President Trump agreed to “alter the armistice agreement” between North and South Korea in exchange for Kim Jong Un’s promise to denuclearize his regime, Secretary of State Mike Pompeo revealed Monday.
“[Kim] has made very clear his commitment to fully denuclearize his country. That’s everything, right? It’s not just the weapons systems, it’s everything,” Pompeo said during a question-and-answer session at the Detroit Economic Club. “In return for that, the president has committed to making sure that we alter the armistice agreement, provide the security assurances that Chairman Kim needs.”
Pompeo was talking about the armistice between North and South Korea that ended hostilities between the two nations in 1953, but didn’t formally end the war. Pompeo wasn’t any more explicit about what changes might be made to that agreement in the context of a denuclearized Korean Peninsula.
“There’s a great deal of work to do,” Pompeo said. “We still have to flesh out all the things that underlay the commitments that were made that day in Singapore.”
If the alteration of the armistice that Pompeo mentioned stops short of a full peace treaty, that could have significant ramifications for the U.S. military presence in the region. A peace treaty would likely cause the United Nations to end its mission in South Korea, according to regional experts, and may add political pressure to President Trump’s stated interest in withdrawing American forces from South Korea.

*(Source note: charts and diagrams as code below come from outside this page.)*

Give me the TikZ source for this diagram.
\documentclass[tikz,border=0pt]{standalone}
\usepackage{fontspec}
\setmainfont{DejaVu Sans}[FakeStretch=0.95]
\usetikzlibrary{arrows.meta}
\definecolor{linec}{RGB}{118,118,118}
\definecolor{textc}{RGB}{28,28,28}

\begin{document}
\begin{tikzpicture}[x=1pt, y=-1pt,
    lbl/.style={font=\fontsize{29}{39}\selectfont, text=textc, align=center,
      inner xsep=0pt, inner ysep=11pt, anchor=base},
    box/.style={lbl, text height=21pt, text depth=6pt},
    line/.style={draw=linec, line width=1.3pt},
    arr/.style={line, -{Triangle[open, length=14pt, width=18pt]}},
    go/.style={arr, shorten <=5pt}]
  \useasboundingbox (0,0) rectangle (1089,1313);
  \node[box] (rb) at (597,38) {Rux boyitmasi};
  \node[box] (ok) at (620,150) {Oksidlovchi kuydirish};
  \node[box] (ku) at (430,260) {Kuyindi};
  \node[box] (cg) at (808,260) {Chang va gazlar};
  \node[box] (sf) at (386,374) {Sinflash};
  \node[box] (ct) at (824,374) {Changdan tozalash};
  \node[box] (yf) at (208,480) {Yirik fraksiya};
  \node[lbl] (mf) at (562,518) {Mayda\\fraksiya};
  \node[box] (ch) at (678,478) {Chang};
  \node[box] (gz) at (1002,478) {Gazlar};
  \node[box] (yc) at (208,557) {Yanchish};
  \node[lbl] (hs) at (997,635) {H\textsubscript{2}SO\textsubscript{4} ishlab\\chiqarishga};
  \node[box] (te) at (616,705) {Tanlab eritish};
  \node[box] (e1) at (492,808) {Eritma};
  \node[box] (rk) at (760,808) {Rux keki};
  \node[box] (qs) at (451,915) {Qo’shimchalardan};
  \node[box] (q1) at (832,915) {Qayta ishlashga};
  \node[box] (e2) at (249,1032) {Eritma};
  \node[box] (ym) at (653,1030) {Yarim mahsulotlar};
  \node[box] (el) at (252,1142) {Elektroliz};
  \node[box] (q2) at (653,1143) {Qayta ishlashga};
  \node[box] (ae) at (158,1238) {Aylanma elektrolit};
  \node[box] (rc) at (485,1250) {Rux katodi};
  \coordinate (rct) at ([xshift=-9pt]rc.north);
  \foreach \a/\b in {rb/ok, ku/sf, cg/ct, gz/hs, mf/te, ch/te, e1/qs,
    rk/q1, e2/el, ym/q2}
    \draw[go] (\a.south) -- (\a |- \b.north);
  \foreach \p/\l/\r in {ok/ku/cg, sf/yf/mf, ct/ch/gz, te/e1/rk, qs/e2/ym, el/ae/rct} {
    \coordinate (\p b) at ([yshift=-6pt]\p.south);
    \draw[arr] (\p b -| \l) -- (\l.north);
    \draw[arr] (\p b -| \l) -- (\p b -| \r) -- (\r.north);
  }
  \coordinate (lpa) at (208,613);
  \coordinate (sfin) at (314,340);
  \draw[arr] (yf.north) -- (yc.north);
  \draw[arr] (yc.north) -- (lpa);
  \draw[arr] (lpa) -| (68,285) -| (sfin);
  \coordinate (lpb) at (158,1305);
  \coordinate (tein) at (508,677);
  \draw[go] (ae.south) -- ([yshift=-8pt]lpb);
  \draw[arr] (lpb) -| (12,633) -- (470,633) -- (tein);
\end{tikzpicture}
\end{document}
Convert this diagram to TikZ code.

“It would be a huge mistake to sign a peace treaty without first addressing the nuclear, missile, conventional, chemical, and biological [military] threat that North Korea poses to the South,” the Heritage Foundation’s Bruce Klingner, a former CIA official and Korea expert, told the Atlantic in April.

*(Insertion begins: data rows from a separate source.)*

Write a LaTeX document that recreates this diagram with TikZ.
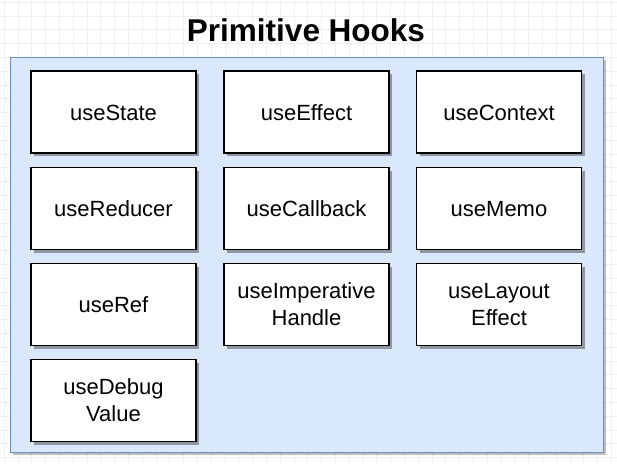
\documentclass[tikz,border=0pt]{standalone}
\usepackage{fontspec}
\setmainfont{Liberation Sans}
\usetikzlibrary{shadows}
\definecolor{contfill}{HTML}{DAE8FC}
\definecolor{contdraw}{HTML}{6C8EBF}
\definecolor{gridc}{HTML}{EFEFEF}
\begin{document}
\begin{tikzpicture}[x=1pt,y=-1pt,
  hook/.style={draw=black, line width=1.1pt, fill=white, minimum width=165pt, minimum height=82pt,
    align=center, inner sep=0pt, font=\fontsize{22}{27}\selectfont,
    drop shadow={shadow xshift=3pt, shadow yshift=-3pt, fill=black, opacity=0.35}},
  oneline/.style={hook, text height=19pt, text depth=3pt},
  container/.style={draw=contdraw, line width=0.9pt, fill=contfill,
    drop shadow={shadow xshift=3pt, shadow yshift=-3pt, fill=black, opacity=0.25}},
  gridline/.style={draw=gridc, line width=0.6pt}]
\useasboundingbox (0,0) rectangle (617,463);
\fill[white] (0,0) rectangle (617,463);
\foreach \i in {0,...,45} {\draw[gridline] (4+\i*13.8,0) -- (4+\i*13.8,463);}
\foreach \j in {0,...,34} {\draw[gridline] (0,2+\j*13.8) -- (617,2+\j*13.8);}
\node[font=\bfseries\fontsize{31.5}{36}\selectfont] (title) at (306,30) {Primitive Hooks};
\path[container] (10,57) rectangle (603,452);
\node[oneline] (state)    at (113.5,112) {useState};
\node[oneline] (effect)   at (306.5,112) {useEffect};
\node[oneline] (context)  at (499,112)   {useContext};
\node[oneline] (reducer)  at (113.5,208.5) {useReducer};
\node[oneline] (callback) at (306.5,208.5) {useCallback};
\node[oneline] (memo)     at (499,208.5)   {useMemo};
\node[oneline] (ref)      at (113.5,304.5) {useRef};
\node[hook] (imper)    at (306.5,304.5) {\rule{0pt}{3pt}useImperative\\Handle};
\node[hook] (layout)   at (499,304.5)   {\rule{0pt}{3pt}useLayout\\Effect};
\node[hook] (debug)    at (113.5,400.5) {\rule{0pt}{3pt}useDebug\\Value};
\end{tikzpicture}
\end{document}
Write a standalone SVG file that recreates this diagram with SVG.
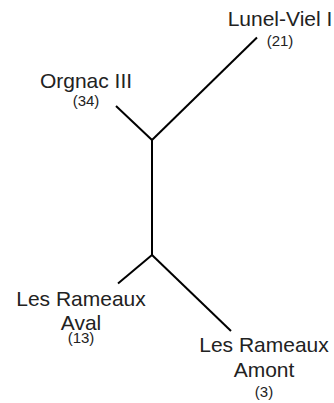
<svg xmlns="http://www.w3.org/2000/svg" width="334" height="403" viewBox="0 0 334 403">
<style>
.l{fill:#222;font-family:"Liberation Sans",Arial,sans-serif;font-size:21px;text-anchor:middle}
.s{fill:#222;font-family:"Liberation Sans",Arial,sans-serif;font-size:15px;text-anchor:middle}
.e{stroke:#000;stroke-width:2;fill:none;stroke-linecap:butt}
</style>
<rect width="334" height="403" fill="#fff"/>
<g id="connectors">
<line class="e" x1="116" y1="106" x2="152" y2="140"/>
<line class="e" x1="152" y1="140" x2="257" y2="37.5"/>
<line class="e" x1="152" y1="140" x2="152" y2="255"/>
<line class="e" x1="152" y1="255" x2="118" y2="283.5"/>
<line class="e" x1="152" y1="255" x2="231" y2="331"/>
</g>
<g id="lunel"><text class="l" x="280" y="26">Lunel-Viel I</text><text class="s" x="280" y="46">(21)</text></g>
<g id="orgnac"><text class="l" x="86" y="87.5">Orgnac III</text><text class="s" x="86" y="106">(34)</text></g>
<g id="aval"><text class="l" x="81" y="306">Les Rameaux</text><text class="l" x="81" y="330">Aval</text><text class="s" x="81" y="343">(13)</text></g>
<g id="amont"><text class="l" x="264" y="351.5">Les Rameaux</text><text class="l" x="264" y="376.5">Amont</text><text class="s" x="264" y="397">(3)</text></g>
</svg>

Pompeo’s remarks come one day after the nation’s top diplomat “discuss[ed] next steps” with South Korean Foreign Minister Kang Kyung-wha. He also had a phone call earlier Monday with Russian Foreign Minister Sergey Lavrov; the Russians and the Chinese, historically, have helped North Korea circumvent international sanctions.
“They are excited that there’s this opportunity,” Pompeo said of China and Russia. “It’s their backyard, after all. To eliminate the proliferation threat, the nuclear threat in North Korea, is something that they have long stated they were desirous for, but there wasn’t a motive force to drive it.”
China, which backed its smaller communist neighbor in that conflict, hailed the results of the summit as a vindication of their long-standing call for peace talks and denuclearization efforts to take place simultaneously, in tandem with a suspension of American military exercises in the region.
“I am sure our interests diverge in certain places there, but the core opportunity to fundamentally reshape how North Korea thinks about itself and its place in the community of nations — both Russia and China are fully on board with our effort,” Pompeo said.